A notoriously corrupt director of the Thai police named General Phao of the Siamese Army, however, continued to push for a guilty verdict in order to provide closure.
Controversially, he pushed through a guilty conviction in 1954.
All three were executed for conspiracy to murder in 1955 after more than six years in custody, and despite a number of questions left unanswered.
In a rare interview in 1980, King Bhumibol spoke about the death of his brother. He confirmed he believed the death was "not an accident or suicide," adding it was "very mysterious because... the evidence was just shifted".
King Bhumibol went on to say he believed the murder was "political," with the truth about what happened "oppressed by influential people in this country or in the international politics".

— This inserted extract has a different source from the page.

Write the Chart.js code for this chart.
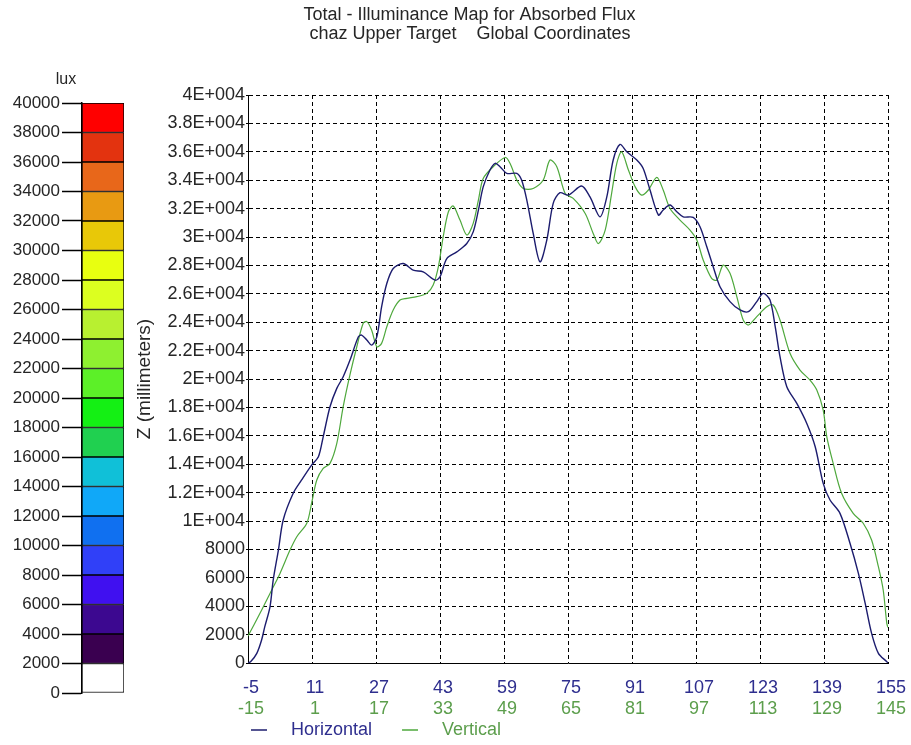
<!DOCTYPE html>
<html><head><meta charset="utf-8">
<script src="https://cdn.jsdelivr.net/npm/chart.js@4.4.1/dist/chart.umd.min.js"></script>
<style>
html,body{margin:0;padding:0;background:#fff;}
#wrap{position:relative;width:911px;height:745px;overflow:hidden;background:#fff;}
#main{position:absolute;left:0;top:0;}
#bar{position:absolute;left:0;top:0;}
</style></head><body>
<div id="wrap">
<canvas id="main" width="911" height="745"></canvas>
<canvas id="bar" width="130" height="745"></canvas>
</div>
<script>
// ---------- data ----------
const titleLines = ['Total - Illuminance Map for Absorbed Flux', 'chaz Upper Target    Global Coordinates'];
const seriesNames = ['Horizontal', 'Vertical'];
const yAxisTitle = 'Z (millimeters)';
const colorbarTitle = 'lux';

const hTicks = [-5, 11, 27, 43, 59, 75, 91, 107, 123, 139, 155];
const vTicks = [-15, 1, 17, 33, 49, 65, 81, 97, 113, 129, 145];

const hX = [-5, -4.3, -2.8, -1.6, -0.8, 0.5, 1.3, 2.6, 3.8, 6.3, 8.4, 10.9, 12.6, 13.8, 15.5, 17.2, 18.8, 20.5, 22.6, 23.4,
  24.7, 25.9, 27.2, 28.4, 29.7, 31.3, 33.8, 36.3, 38.8, 41.8, 43, 44.7, 47.2, 49.7, 51.3, 52.6, 53.8, 55.5, 56.8, 58,
  59.7, 62.2, 63.4, 64.7, 66.3, 68, 69.7, 71.3, 73, 75.1, 78.4, 80.5, 83, 84.7, 86.3, 88, 89.7, 92.2, 93.8, 95.5,
  97.6, 98.8, 100.5, 102.2, 103.8, 106.3, 108, 109.7, 111.3, 113, 115.5, 118, 120.1, 122.2, 123.8, 125.5, 126.8, 128, 129.7, 132.2,
  134.7, 136.8, 138.8, 140.5, 143, 145.5, 147.6, 149.3, 150.9, 152.6, 154.7, 155];
const hY = [0, 100, 680, 1620, 2560, 3960, 5840, 7950, 10070, 11950, 12890, 13940, 14520, 15930, 18050, 19340, 20160, 21330, 22970, 23090,
  22750, 22390, 22970, 25080, 26720, 27780, 28130, 27660, 27540, 26960, 27190, 28480, 28950, 29540, 30360, 31890, 33530, 34720, 35190, 34950,
  34480, 34480, 34010, 32600, 30250, 28250, 29790, 32370, 33120, 32950, 33590, 32820, 31420, 32820, 35420, 36520, 36000, 35420, 34830, 33310,
  31550, 31900, 32250, 31780, 31420, 31380, 30720, 29310, 27910, 26500, 25450, 24860, 24740, 25450, 26030, 25560, 23680, 21570, 19460, 18280,
  16870, 15230, 12650, 11480, 10540, 8430, 6310, 4200, 2090, 680, 90, 0];

const vX = [-15, -12, -9.5, -7, -4.5, -2.8, -0.3, 0.9, 2.2, 3.8, 5.5, 7.2, 8.8, 10.5, 12.2, 13.8, 14.7, 15.9, 17.2, 18.4,
  19.7, 21.3, 23, 24.7, 27.2, 29.7, 31.3, 32.6, 33.8, 35.1, 36.3, 38, 39.7, 41.3, 42.6, 43.8, 46.3, 49.3, 50.5, 52.2,
  53.8, 56.3, 58.8, 60.5, 62.2, 64.3, 66.3, 69.3, 71.3, 72.6, 74.3, 75.9, 77.2, 78.4, 80.1, 81.8, 83.4, 85.1, 87.2, 88.8,
  90.5, 93, 95.5, 97.2, 98.8, 100.9, 102.2, 103.8, 105.5, 107.2, 108.8, 110.1, 112.2, 114.7, 116.3, 118, 120.5, 123, 125.5, 127.2,
  128.8, 129.7, 131.3, 133.4, 136.3, 138.8, 140.9, 142.6, 143.8, 144.7, 145];
const vY = [1900, 3500, 4900, 6310, 7950, 8890, 9840, 11250, 12890, 13700, 14060, 15470, 18050, 20300, 22270, 23920, 24040, 23450, 22270, 22510,
  23680, 24860, 25560, 25680, 25800, 26030, 26620, 27910, 30020, 31780, 32180, 31190, 30140, 30960, 32600, 34120, 34950, 35600, 35190, 34010,
  33420, 33420, 34010, 35420, 34950, 33060, 32720, 31660, 30250, 29540, 30490, 33060, 35190, 36000, 34720, 33530, 32950, 33310, 34200, 33310,
  32010, 31190, 30490, 29790, 28380, 27090, 26960, 28020, 27440, 25800, 24150, 23800, 24390, 25080, 25210, 24150, 21810, 20630, 19920, 19220,
  17810, 15930, 14060, 11950, 10540, 9840, 8660, 6780, 5140, 2790, 2500];

// colour bar: band size (lux) from 0 upwards and colours
const bandValues = [2000, 2000, 2000, 2000, 2000, 2000, 2000, 2000, 2000, 2000, 2000, 2000, 2000, 2000, 2000, 2000, 2000, 2000, 2000, 2000];
const bandColors = ['#ffffff', '#3a0050', '#3c0890', '#4010f0', '#3040f8', '#1070f0', '#10a8f8', '#10c0d8', '#20d050', '#14f014',
  '#5cf028', '#8ef030', '#b8f030', '#dcff20', '#e8ff10', '#e8c808', '#e89a12', '#e8671a', '#e3330f', '#ff0000'];

// ---------- styling ----------
const NAVY = '#1c1c6e';
const GREEN = '#4ea83c';
const NAVY_T = '#2e2e8e';
const GREEN_T = '#5c9e4c';
const FONT = '"Liberation Sans", Arial, sans-serif';
const TXT = '#262626';

const titlePlugin = {
  id: 'topTitle',
  afterDraw(chart) {
    const ctx = chart.ctx;
    ctx.save();
    ctx.fillStyle = TXT;
    ctx.font = '18px ' + FONT;
    ctx.textAlign = 'center';
    ctx.textBaseline = 'middle';
    ctx.fillText(titleLines[0], 469.5, 15);
    ctx.fillText(titleLines[1], 470, 34);
    ctx.restore();
  }
};

const legendPlugin = {
  id: 'bottomLegend',
  afterDraw(chart) {
    const ctx = chart.ctx;
    ctx.save();
    ctx.font = '18px ' + FONT;
    ctx.textBaseline = 'middle';
    const y = 730;
    let x = 251;
    chart.data.datasets.forEach((ds, i) => {
      ctx.strokeStyle = ds.borderColor;
      ctx.lineWidth = 1.5;
      ctx.beginPath(); ctx.moveTo(x, y); ctx.lineTo(x + 16, y); ctx.stroke();
      x += 16 + 24;
      ctx.fillStyle = i === 0 ? NAVY_T : GREEN_T;
      ctx.fillText(ds.label, x, y);
      x += ctx.measureText(ds.label).width + 30;
    });
    ctx.restore();
  }
};

const noSidePad = s => { s.paddingLeft = 0; s.paddingRight = 0; };

new Chart(document.getElementById('main'), {
  type: 'line',
  data: {
    datasets: [
      { label: seriesNames[0], data: hX.map((x, i) => ({ x: x, y: hY[i] })), xAxisID: 'x', yAxisID: 'y',
        borderColor: NAVY, borderWidth: 1.4, pointRadius: 0, tension: 0.3, fill: false },
      { label: seriesNames[1], data: vX.map((x, i) => ({ x: x, y: vY[i] })), xAxisID: 'x2', yAxisID: 'y',
        borderColor: GREEN, borderWidth: 1.2, pointRadius: 0, tension: 0.3, fill: false }
    ]
  },
  options: {
    responsive: false, animation: false, devicePixelRatio: 1,
    layout: { padding: { left: 133, right: 23, top: 95, bottom: 24 } },
    plugins: { legend: { display: false }, title: { display: false }, tooltip: { enabled: false } },
    scales: {
      x: {
        type: 'linear', position: 'bottom', min: -5, max: 155, weight: 0,
        afterBuildTicks: s => { s.ticks = hTicks.map(v => ({ value: v })); },
        afterFit: s => { s.height = 34; noSidePad(s); },
        grid: { color: '#000', lineWidth: 1, drawTicks: false },
        border: { display: true, color: '#000', width: 1, dash: [4, 3] },
        ticks: { color: NAVY_T, font: { family: FONT, size: 18 }, padding: 14, labelOffset: 3, maxRotation: 0, autoSkip: false }
      },
      x2: {
        type: 'linear', position: 'bottom', min: -15, max: 145, weight: 1,
        afterBuildTicks: s => { s.ticks = vTicks.map(v => ({ value: v })); },
        afterFit: s => { s.height = 24; noSidePad(s); },
        grid: { display: false, drawTicks: false },
        border: { display: false },
        ticks: { color: GREEN_T, font: { family: FONT, size: 18 }, padding: 1, labelOffset: 3, maxRotation: 0, autoSkip: false }
      },
      y: {
        type: 'linear', min: 0, max: 40000,
        ticks: {
          stepSize: 2000, color: TXT, font: { family: FONT, size: 18 }, padding: 1, autoSkip: false,
          callback: v => v >= 10000 ? (v / 10000) + 'E+004' : String(v)
        },
        afterFit: s => { s.width = 248 - 133; },
        grid: { color: '#000', lineWidth: 1, tickLength: 2, tickColor: '#000' },
        border: { display: true, color: '#000', width: 1, dash: [4, 3] },
        title: { display: true, text: yAxisTitle, color: TXT, font: { family: FONT, size: 19 }, padding: 0 }
      }
    }
  },
  plugins: [titlePlugin, legendPlugin]
});

// ---------- colour bar ----------
const luxTitlePlugin = {
  id: 'luxTitle',
  afterDraw(chart) {
    const ctx = chart.ctx;
    ctx.save();
    ctx.fillStyle = TXT;
    ctx.font = '16px ' + FONT;
    ctx.textAlign = 'center';
    ctx.textBaseline = 'middle';
    ctx.fillText(colorbarTitle, 66, 80);
    ctx.restore();
  }
};

new Chart(document.getElementById('bar'), {
  type: 'bar',
  data: {
    labels: [''],
    datasets: bandValues.map((v, i) => ({
      data: [v], backgroundColor: bandColors[i], borderColor: '#000', borderWidth: 1,
      barPercentage: 1, categoryPercentage: 1, borderSkipped: false
    }))
  },
  options: {
    responsive: false, animation: false, devicePixelRatio: 1,
    layout: { padding: { left: 0, right: 6, top: 103, bottom: 52 } },
    plugins: { legend: { display: false }, tooltip: { enabled: false } },
    scales: {
      x: { stacked: true, display: false },
      y: {
        stacked: true, min: 0, max: 40000,
        ticks: { stepSize: 2000, color: TXT, font: { family: FONT, size: 17 }, padding: 2, autoSkip: false,
          callback: v => String(v) },
        afterFit: s => { s.width = 82; },
        grid: { drawOnChartArea: false, tickLength: 20, tickColor: '#000', tickWidth: 1.5 },
        border: { display: true, color: '#000', width: 1.5 }
      }
    }
  },
  plugins: [luxTitlePlugin]
});
</script>
</body></html>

Some, however, have put forward a theory - despite a lack of evidence - that King Bhumibol himself may have been responsible for the death of his older brother.
However, historical journalist Toy Lennon said the brothers were "very close" and it was "impossible to imagine" Bhumibol could be responsible.
Okay, so where did that speculation come from?
Lord Louis Mountbatten - an uncle of Prince Philip - is believed to have floated the theory in a letter to King George VI - Queen Elizabeth's father.
In the 1999 book 'The Revolutionary King,' William Stevenson writes about it, saying Mountbatten speculated "King Bhumibol shot his brother to obtain the crown".
While it certainly makes for an 'interesting' theory, no evidence to support this accusation has emerged.
An alternative theory suggested by Stevenson is that a notorious Japanese spy, Masanobu Tsuji, may have been responsible for the King's death.
At the time of Ananda’s death Tsuji was reportedly in Thailand and in hiding from prosecution for war crimes.
Interestingly, Stevenson’s biography of King Ananda was written with the cooperation of the late-king’s brother, King Bhumibol.
To a great extent, the circumstances surrounding King Ananda’s death remain a mystery.